To meet somebody, you may have to do some stuff you don’t want to. But you don’t have to do those one or two things (note: one or two) things you loathe. You don’t have to feel guilty or defensive about not doing them, either. Taking part in dinners and activities you do like makes it, well, all the more likely that you’ll have a good time in your pursuit of romance—and nothing is more attractive than happiness.
6. What heartbreaks have I saved myself from?
As time goes on, it gets tempting to just settle down with the guy who’d make a good father. Or the guy who will never leave you. Or the guy who all your friends like. Or the loyal, wise adorable guy with the big, fat heroin habit. Should you decide to go this route, it’s true that you won’t eat dinner alone. But being in a relationship with somebody you don’t love is like dipping your loneliness in chocolate. Once you get past the candy coating, it’s still there, only magnified, because you’re going to sleep next to somebody who doesn’t know the real you, because you can’t ever show him, because you can’t ever love him, which is the loneliest feeling in the world.
You may console yourself every day that at least you’ve got kids or the joint account. But you may also get divorced. Or you may go on, despair turning into seething silent rage and depression.

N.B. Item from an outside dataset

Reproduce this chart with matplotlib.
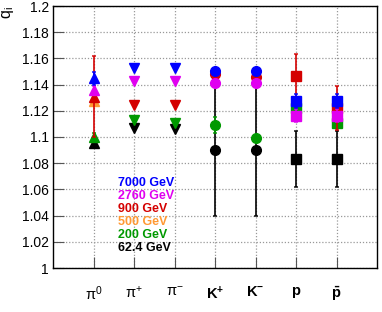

My point is: When every clumsy friend or family member offers help in the form of wildly misguided criticism (e.g., you have impossible standards, you don't really want to be in a relationship, blah, blah, bleck), please try to take a minute and congratulate yourself for not willingly being the cause of your own unhappiness. You have insisted and trusted in your own ability to find your own damn joy, to live a life based on the things you want, and you may just get it one day—due to your refusal of those you don’t.